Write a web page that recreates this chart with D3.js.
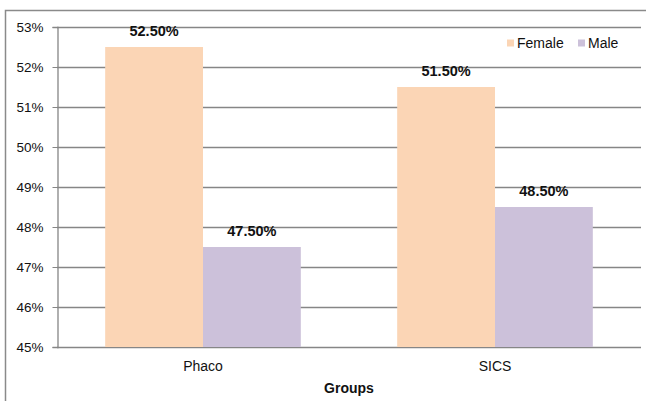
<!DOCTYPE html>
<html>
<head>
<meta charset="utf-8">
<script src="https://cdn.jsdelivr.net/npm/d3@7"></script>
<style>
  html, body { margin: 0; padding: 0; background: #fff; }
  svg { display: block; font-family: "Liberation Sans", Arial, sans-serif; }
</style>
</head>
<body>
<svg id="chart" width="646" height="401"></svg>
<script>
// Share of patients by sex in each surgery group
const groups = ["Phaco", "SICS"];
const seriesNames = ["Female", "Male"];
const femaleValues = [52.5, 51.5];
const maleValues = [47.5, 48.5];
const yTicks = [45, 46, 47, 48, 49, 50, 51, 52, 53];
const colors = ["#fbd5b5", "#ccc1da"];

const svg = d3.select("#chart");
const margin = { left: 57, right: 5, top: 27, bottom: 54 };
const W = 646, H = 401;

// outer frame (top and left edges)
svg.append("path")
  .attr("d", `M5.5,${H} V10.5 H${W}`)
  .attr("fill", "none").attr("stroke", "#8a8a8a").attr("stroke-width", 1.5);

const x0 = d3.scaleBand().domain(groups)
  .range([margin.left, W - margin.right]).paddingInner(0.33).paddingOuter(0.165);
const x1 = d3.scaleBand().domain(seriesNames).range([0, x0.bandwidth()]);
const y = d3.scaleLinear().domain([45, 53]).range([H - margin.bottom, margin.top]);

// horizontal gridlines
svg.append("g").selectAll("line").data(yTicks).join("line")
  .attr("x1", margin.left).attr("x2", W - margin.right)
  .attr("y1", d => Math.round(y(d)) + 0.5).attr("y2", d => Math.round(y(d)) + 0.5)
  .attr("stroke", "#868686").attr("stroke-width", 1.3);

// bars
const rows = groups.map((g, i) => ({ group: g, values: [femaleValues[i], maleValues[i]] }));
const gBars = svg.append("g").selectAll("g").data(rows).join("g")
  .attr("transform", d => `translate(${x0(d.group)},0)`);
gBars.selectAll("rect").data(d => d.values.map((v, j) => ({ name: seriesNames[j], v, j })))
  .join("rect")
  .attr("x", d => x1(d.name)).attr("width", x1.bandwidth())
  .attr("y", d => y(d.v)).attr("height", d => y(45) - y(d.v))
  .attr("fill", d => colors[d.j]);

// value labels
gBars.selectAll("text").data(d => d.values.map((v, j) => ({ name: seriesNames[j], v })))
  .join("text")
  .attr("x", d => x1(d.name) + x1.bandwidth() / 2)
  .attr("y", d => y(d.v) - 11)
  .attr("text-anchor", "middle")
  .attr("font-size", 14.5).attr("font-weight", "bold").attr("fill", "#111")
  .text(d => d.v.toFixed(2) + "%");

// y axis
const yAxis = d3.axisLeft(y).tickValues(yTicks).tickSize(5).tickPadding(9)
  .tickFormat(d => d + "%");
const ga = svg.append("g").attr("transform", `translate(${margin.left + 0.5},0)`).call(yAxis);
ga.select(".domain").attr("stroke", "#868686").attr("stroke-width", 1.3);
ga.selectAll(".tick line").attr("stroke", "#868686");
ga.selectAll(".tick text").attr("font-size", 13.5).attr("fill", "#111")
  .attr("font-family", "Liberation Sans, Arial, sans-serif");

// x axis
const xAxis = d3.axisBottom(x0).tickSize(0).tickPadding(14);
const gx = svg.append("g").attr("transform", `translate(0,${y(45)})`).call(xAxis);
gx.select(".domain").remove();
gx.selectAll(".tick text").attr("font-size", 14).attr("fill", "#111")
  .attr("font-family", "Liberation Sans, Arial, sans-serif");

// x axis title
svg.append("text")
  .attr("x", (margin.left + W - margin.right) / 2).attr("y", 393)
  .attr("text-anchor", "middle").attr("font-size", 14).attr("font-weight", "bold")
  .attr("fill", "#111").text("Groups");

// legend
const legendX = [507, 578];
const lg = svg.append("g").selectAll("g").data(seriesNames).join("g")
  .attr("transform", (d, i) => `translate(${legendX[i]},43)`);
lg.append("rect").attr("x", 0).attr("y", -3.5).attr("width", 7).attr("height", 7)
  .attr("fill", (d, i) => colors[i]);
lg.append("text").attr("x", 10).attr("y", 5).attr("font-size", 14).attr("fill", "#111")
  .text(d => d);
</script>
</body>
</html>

• **STATED PROBLEM**
Extract all lines from the data in which "chart" is found.

• **CORRECT ANSWER**
Write a web page that recreates this chart with D3.js.
<svg id="chart" width="646" height="401"></svg>
const svg = d3.select("#chart");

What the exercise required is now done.